> REQUIREMENTS:
Repeat exactly the lines running from the first line of the data to the line containing "price_top6_8 = [2368, 2450, 2435, 1950, 2083, 2035]", both ends included, and nothing else; drop the pictures.

— Begin DATA SHOWN —

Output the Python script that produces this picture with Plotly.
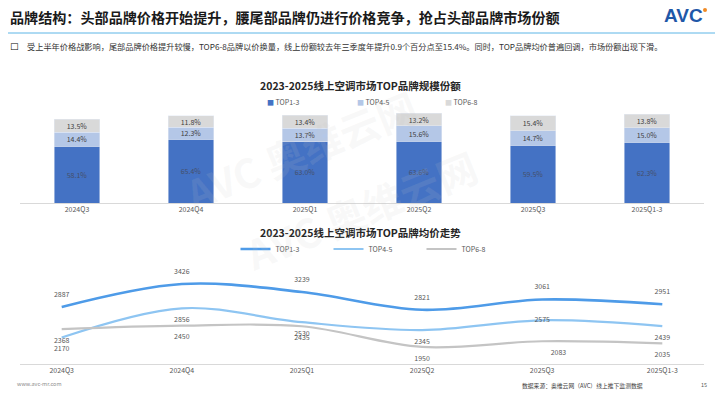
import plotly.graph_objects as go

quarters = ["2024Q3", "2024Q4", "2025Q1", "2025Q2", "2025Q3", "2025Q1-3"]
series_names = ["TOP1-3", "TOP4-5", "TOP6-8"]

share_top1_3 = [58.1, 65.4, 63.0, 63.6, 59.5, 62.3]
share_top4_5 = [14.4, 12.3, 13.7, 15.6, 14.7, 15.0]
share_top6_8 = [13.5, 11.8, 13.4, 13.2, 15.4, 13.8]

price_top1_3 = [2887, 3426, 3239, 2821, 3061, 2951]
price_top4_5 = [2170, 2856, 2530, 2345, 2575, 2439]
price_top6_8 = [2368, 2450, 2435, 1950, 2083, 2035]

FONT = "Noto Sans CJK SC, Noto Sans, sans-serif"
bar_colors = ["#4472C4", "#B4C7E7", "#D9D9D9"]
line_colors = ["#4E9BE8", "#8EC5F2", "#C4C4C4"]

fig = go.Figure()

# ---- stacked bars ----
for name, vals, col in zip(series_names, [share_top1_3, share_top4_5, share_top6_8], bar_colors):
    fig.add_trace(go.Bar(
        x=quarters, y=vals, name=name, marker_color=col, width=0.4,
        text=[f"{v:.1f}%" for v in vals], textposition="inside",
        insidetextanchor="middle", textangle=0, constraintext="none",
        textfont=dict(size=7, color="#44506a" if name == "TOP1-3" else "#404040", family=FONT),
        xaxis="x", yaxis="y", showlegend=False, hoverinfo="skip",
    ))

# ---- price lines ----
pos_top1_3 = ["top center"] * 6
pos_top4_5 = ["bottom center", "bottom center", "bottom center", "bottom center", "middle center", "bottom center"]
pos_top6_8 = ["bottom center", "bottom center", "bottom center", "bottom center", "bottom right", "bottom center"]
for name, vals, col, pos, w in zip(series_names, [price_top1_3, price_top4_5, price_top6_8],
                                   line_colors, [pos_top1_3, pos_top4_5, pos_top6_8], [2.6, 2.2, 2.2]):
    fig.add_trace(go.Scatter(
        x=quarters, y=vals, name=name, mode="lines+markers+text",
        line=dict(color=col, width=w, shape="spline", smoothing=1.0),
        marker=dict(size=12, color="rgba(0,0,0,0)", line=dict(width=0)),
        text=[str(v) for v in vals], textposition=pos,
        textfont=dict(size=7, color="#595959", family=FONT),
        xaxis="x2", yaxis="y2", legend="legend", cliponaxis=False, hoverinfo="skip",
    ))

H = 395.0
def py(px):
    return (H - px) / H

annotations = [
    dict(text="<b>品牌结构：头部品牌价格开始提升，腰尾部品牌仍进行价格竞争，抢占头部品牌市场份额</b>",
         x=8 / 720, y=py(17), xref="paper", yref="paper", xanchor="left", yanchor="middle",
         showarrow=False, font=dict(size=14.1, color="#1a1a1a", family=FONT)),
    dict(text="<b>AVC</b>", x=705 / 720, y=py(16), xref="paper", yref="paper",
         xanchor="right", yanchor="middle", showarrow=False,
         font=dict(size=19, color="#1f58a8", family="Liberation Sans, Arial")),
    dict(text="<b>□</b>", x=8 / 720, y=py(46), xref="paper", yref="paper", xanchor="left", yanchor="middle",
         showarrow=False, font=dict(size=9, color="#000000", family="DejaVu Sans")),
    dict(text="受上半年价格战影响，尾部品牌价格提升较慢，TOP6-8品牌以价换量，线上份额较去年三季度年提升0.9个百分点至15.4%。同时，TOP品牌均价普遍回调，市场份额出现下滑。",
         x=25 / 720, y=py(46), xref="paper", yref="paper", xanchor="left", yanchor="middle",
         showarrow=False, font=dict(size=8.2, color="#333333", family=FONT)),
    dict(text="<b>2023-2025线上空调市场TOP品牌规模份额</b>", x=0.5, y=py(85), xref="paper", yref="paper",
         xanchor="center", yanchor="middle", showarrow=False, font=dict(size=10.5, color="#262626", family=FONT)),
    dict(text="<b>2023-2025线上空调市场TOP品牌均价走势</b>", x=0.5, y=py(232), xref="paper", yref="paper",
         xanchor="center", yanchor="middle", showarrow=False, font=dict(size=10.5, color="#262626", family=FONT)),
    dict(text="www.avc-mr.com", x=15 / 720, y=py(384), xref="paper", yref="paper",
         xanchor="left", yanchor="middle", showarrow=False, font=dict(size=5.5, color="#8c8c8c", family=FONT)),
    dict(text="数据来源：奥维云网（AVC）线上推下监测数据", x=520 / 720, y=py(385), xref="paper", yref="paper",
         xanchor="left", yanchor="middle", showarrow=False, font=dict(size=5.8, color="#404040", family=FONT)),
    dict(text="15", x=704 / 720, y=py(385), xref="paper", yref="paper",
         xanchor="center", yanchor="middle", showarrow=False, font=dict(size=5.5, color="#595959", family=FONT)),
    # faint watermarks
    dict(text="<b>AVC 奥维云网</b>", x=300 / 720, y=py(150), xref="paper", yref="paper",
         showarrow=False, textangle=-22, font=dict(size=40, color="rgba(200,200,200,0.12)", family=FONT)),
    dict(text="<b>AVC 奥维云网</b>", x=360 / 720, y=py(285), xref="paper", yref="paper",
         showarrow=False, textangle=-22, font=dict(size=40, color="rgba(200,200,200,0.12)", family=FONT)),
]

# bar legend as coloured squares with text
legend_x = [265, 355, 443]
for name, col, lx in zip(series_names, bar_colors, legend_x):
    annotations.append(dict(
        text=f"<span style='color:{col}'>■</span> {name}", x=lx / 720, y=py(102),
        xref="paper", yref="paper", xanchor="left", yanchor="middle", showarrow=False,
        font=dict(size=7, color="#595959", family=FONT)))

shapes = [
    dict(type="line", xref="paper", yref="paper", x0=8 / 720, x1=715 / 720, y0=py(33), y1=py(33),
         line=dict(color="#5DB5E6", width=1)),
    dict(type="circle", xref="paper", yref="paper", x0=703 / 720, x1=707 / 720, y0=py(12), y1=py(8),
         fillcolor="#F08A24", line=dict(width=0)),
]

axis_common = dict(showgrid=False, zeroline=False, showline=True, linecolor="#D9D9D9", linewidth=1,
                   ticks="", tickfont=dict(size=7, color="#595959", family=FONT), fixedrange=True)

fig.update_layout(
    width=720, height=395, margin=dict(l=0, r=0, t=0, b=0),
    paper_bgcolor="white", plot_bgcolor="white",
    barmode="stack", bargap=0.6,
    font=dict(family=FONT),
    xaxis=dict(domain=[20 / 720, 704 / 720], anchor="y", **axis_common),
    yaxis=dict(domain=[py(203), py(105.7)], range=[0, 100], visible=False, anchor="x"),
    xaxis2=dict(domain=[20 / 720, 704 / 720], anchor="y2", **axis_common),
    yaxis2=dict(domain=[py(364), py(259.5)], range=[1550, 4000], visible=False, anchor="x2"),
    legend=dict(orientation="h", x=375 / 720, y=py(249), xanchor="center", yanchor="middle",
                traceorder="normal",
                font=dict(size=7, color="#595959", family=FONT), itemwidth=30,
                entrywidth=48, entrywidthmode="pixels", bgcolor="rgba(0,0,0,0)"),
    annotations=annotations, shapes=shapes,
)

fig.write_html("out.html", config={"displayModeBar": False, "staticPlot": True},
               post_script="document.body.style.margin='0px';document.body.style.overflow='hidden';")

— End DATA SHOWN —

> TASK RESULT:
Output the Python script that produces this picture with Plotly.
import plotly.graph_objects as go

quarters = ["2024Q3", "2024Q4", "2025Q1", "2025Q2", "2025Q3", "2025Q1-3"]
series_names = ["TOP1-3", "TOP4-5", "TOP6-8"]

share_top1_3 = [58.1, 65.4, 63.0, 63.6, 59.5, 62.3]
share_top4_5 = [14.4, 12.3, 13.7, 15.6, 14.7, 15.0]
share_top6_8 = [13.5, 11.8, 13.4, 13.2, 15.4, 13.8]

price_top1_3 = [2887, 3426, 3239, 2821, 3061, 2951]
price_top4_5 = [2170, 2856, 2530, 2345, 2575, 2439]
price_top6_8 = [2368, 2450, 2435, 1950, 2083, 2035]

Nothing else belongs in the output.